U.S. District Court Judge Robert Jonker indicated Friday he will make a final ruling this week.

Defense attorneys have argued throughout the trial the undercover FBI agents and informants who flipped on members of the group were behind the alleged plot. Following the government's response, defense attorneys indicated they were willing to move forward.

"It's inevitable we won't see him and we accept that but we will go through motions," Adam Fox's attorney Christopher Gibbons said Friday in U.S. District Court.

FBI agent to testify Monday

One of the FBI's key undercover agents brought into the plot as an 'explosives' expert is expected to testify Monday. 

The agent, known as "Red" was with the suspects during the nighttime surveillance of the Governor's cottage and offered to gather $4,000 in explosives to blow up a nearby bridge to slow response time.

Defense attorneys have previously argued "Red" tricked suspects to meet up with a promise of beer and wings at Buffalo Wild Wings the night the FBI arrested the suspects Oct. 7, 2020. 

Under questioning by Daniel Harris's attorney Julia Kelly, Kaleb Franks said he had $23 in cash in his pocket when he was arrested for buying a bomb in a Ypsilanti parking lot but had no intention of buying a bomb.

"Red" is one of at least 12 informants prosecutors used in the kidnapping case, court records showed.

Ty Garbin and Kaleb Franks, who both pleaded guilty to the kidnapping conspiracy, both testified last week they were not entrapped or induced to commit any crimes by undercover agents or informants.

Garbin is serving a six-year prison sentence for pleading to the conspiracy to kidnap. Franks has yet to be sentenced.

Friday's developments: 

On Friday, a 24-year-old Detroit area carpenter Joshua Miller testified he left the Wolverine Watchmen in July 2020 after attending two training sessions with the group.  Miler said he officially decided to leave the group when they talked about their concerns about a fed being in the group.

"It wasn't something I wanted to be a part of," Miller said in his testimony Friday.  

FBI Special Agent Brian Clark testified he recovered flex cuffs, zip ties, an AR-15, a loaded Smith and Wesson and hundreds of rounds of ammo during the raid of Adam Fox's apartment, in the basement of a Grand Rapids vacuum shop.
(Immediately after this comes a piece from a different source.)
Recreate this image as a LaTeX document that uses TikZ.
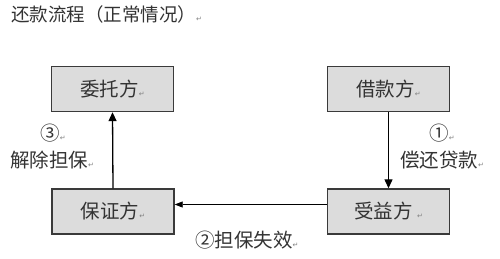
\documentclass[tikz,border=0pt]{standalone}
\usepackage{fontspec}
\setmainfont{Noto Sans CJK SC}
\newfontfamily\markfont{DejaVu Sans}
\usepackage{tikz}
\usetikzlibrary{arrows.meta, positioning}
\definecolor{BoxFill}{HTML}{DCDCDC}
\definecolor{BoxEdge}{HTML}{3A3A3A}
\definecolor{TextGray}{HTML}{333333}
\newcommand{\pmark}{{\markfont\fontsize{7}{7}\selectfont\color{gray}↵}}

\begin{document}
\begin{tikzpicture}[x=1pt, y=-1pt,
  party/.style={draw=BoxEdge, line width=1.4pt, fill=BoxFill, minimum width=122pt, minimum height=45pt, font=\fontsize{19.5}{19.5}\selectfont, text=TextGray},
  note/.style={font=\fontsize{19.5}{19.5}\selectfont, text=TextGray, inner sep=0pt},
  flow/.style={-{Triangle[length=9pt, width=8pt]}, line width=1.3pt, draw=black}
]
\useasboundingbox (0,0) rectangle (500,259);

% Title
\node[note, anchor=west, font=\fontsize{18.5}{18.5}\selectfont] (title) at (11,14) {还款流程（正常情况）\pmark};

% Parties
\foreach \n/\x/\y/\t in {
  trustor/112.5/89/委托方,
  borrower/388.5/89/借款方,
  guarantor/113/211.5/保证方,
  beneficiary/388.5/211.5/受益方
} {
  \node[party] (\n) at (\x,\y) {\t\pmark};
}

% Flows
\draw[flow] (borrower.south) -- (beneficiary.north);
\draw[flow, line width=0.8pt, -{Triangle[length=8pt, width=6pt]}] ([yshift=7pt]beneficiary.west) -- ([yshift=7pt]guarantor.east);
\draw[flow] (guarantor.north) -- (trustor.south);

% Step labels
\node[note] (n1) at (442,133) {①\pmark};
\node[note, anchor=west] (l1) at (400,160) {偿还贷款\pmark};
\node[note, anchor=west] (l2) at (195,240) {②担保失效\pmark};
\node[note] (n3) at (53,133) {③\pmark};
\node[note, anchor=west] (l3) at (10,160) {解除担保\pmark};
\end{tikzpicture}
\end{document}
Clark testified agents recovered smoke canisters, a bulletproof vest and a military-issued flashlight and pulled out a Hawaiian shirt found in Fox's basement.  

The Hawaiian shirt is worn by the members of the Boogaloo movement, a movement which calls for the start of a second civil war.  On Thursday, Prosecutors pulled out the Hawaiian shirt found during the raid of Kaleb Franks's home following his Oct. 2020 arrest.